[Skiboot] [PATCH] occ: Filter out entries from Pmin to Pmax in pstate table
Balbir Singh
bsingharora at gmail.com
Mon Apr 18 18:24:36 AEST 2016
>>
>> I was wondering if we just expose all the pstates including p_min and p_max and
>> nr_pstates, the OS might be better at filtering states and implementing the
>> right thing in the future without requiring a reboot (may be in the future).

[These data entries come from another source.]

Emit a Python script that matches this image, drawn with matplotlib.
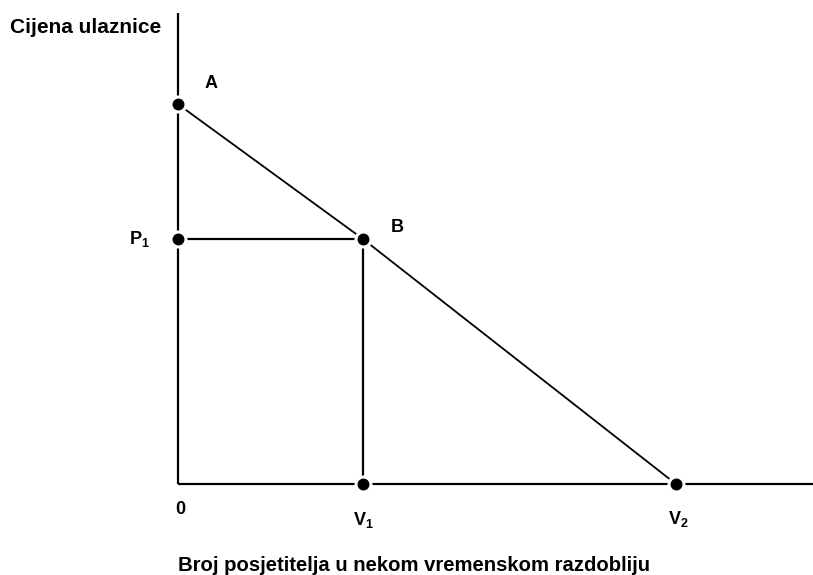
import matplotlib.pyplot as plt

plt.rcParams['font.family'] = ['Liberation Sans', 'DejaVu Sans']
plt.rcParams['mathtext.fontset'] = 'custom'
plt.rcParams['mathtext.bf'] = 'Liberation Sans:bold'
plt.rcParams['mathtext.rm'] = 'Liberation Sans:bold'

# diagram values (quantity on x, ticket price on y)
price_a = 10.0     # A: price at which nobody comes
price_p1 = 6.45    # P1
qty_v1 = 3.67      # V1
qty_v2 = 9.88      # V2
x_end = 12.6       # where the quantity axis stops
y_end = 12.4       # top of the price axis

point_names = ['A', 'B', r'$\mathbf{P_1}$', r'$\mathbf{V_1}$', r'$\mathbf{V_2}$']
point_x = [0, qty_v1, 0, qty_v1, qty_v2]
point_y = [price_a, price_p1, price_p1, 0, 0]
label_offsets = [(24, 15), (25, 8), (-28, 0), (0, -26), (2, -25)]

fig = plt.figure(figsize=(8.13, 5.75), dpi=100)
ax = fig.add_axes([178 / 813, 91 / 575, 635 / 813, 471 / 575])
ax.set_xlim(0, x_end)
ax.set_ylim(0, y_end)
ax.axis('off')

line_kw = dict(color='black', lw=1.6, solid_capstyle='butt', clip_on=False)
# axes
ax.plot([0, 0], [0, y_end], **line_kw)
ax.plot([0, x_end], [0, 0], **line_kw)
# demand line A -> B -> V2
ax.plot([0, qty_v1, qty_v2], [price_a, price_p1, 0], color='black', lw=1.3, clip_on=False)
# P1 -> B and B -> V1
ax.plot([0, qty_v1], [price_p1, price_p1], **line_kw)
ax.plot([qty_v1, qty_v1], [price_p1, 0], **line_kw)

ax.plot(point_x, point_y, 'o', color='black', ms=10.8, mec='white', mew=2.2,
        clip_on=False, zorder=5)

for name, px, py, off in zip(point_names, point_x, point_y, label_offsets):
    ax.annotate(name, (px, py), xytext=off, textcoords='offset points',
                ha='center', va='center', fontsize=13, fontweight='bold')

ax.annotate('0', (0, 0), xytext=(2, -18), textcoords='offset points',
            ha='center', va='center', fontsize=13, fontweight='bold')

fig.text(10 / 813, 1 - 33 / 575, 'Cijena ulaznice', ha='left', va='baseline',
         fontsize=15, fontweight='bold')
fig.text(178 / 813, 1 - 571 / 575, 'Broj posjetitelja u nekom vremenskom razdobliju',
         ha='left', va='baseline', fontsize=14.6, fontweight='bold')

fig.savefig('out.png', dpi=100)
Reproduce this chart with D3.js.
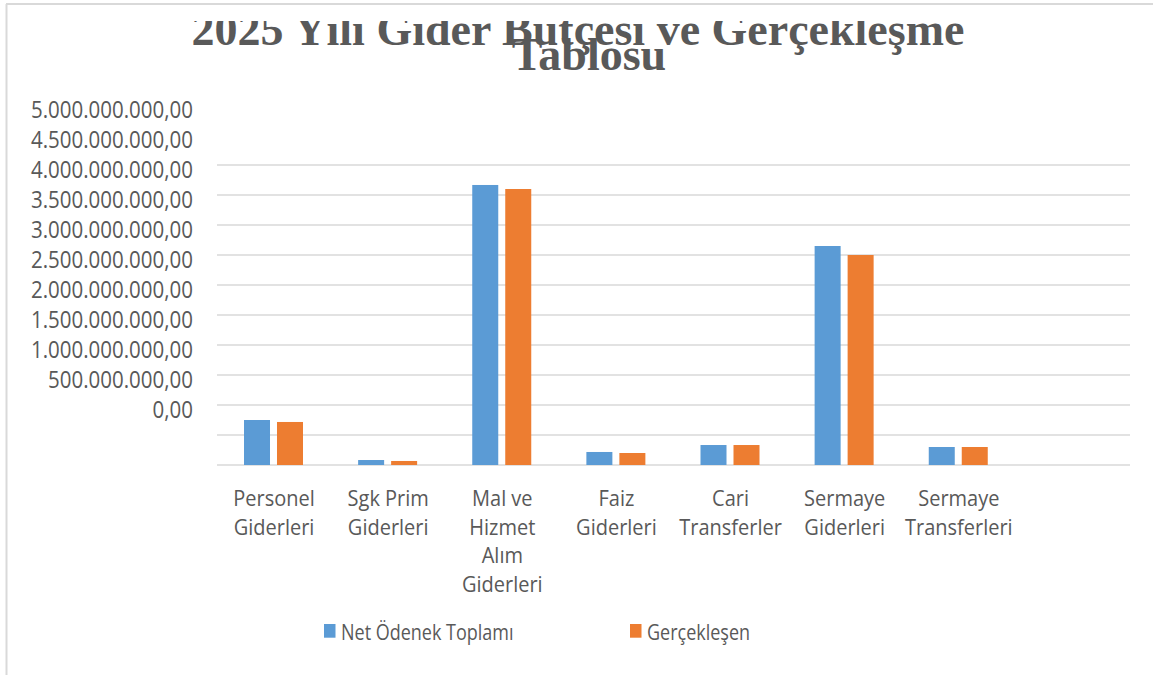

>> We might be able to show turbo p-states and show them as disabled in the OS
>
> Hi Balbir,
>
> There are two scenarios of turbo mode control:
> (a) OS driven policy:
>
> This is the case you are talking about where we would like Linux OS
> cpufreq driver to control the limits of cpu frequency scaling in order
> to drive responsiveness and efficiency for workloads.
>
> We can do this today by setting the max scaling frequency limit in
> ondemand and performance governor and we can have tuned profiles to
> make this simple for end users.
>
> We have the full cpu frequency range including exposed to cpu-freq
> driver and also the min/nominal/max frequency is available in sysfs to
> set the required policy.
>
> We can disable turbo mode today by setting max scaling frequency to
> the current nominal frequency.
>
> (b) Firmware driven policy:
>
> This is the case Shilpa's fix addresses. The goal here is to have an
> equivalent of BIOS based settings that is consistent across different
> OS instances and limits the policies that OS can use.
>
> Turbo mode disable in scenario (a) can be done by setting cpu-freq
> driver limits. However for case (b) we need to filter out the allowed
> range and tell Linux only the PStates that Linux will be allowed to
> set.
>
> OCC will limit the range and today if the PState requested by Linux is
> not granted by OCC then we assume a power cap or throttle situation
> and do not expect to have a cpu freq policy conflict between OCC and
> Linux.
>
Hi, Vaidy
I understand (a) and (b) and the patch looks good, however, I was just wondering
if keeping the future in mind lets consider the following p-states
p_min, p_1, p_2, ..., p_max
p_max will change based on settings by OCC
p_min, p_1, p_2, ..., current p_max, ..., tp_max
If OCC in the future were to ever make tp_max dynamic (change without reboot), the
current code would require a reboot, we could support it.
But I realize that this is beyond the scope of this patch.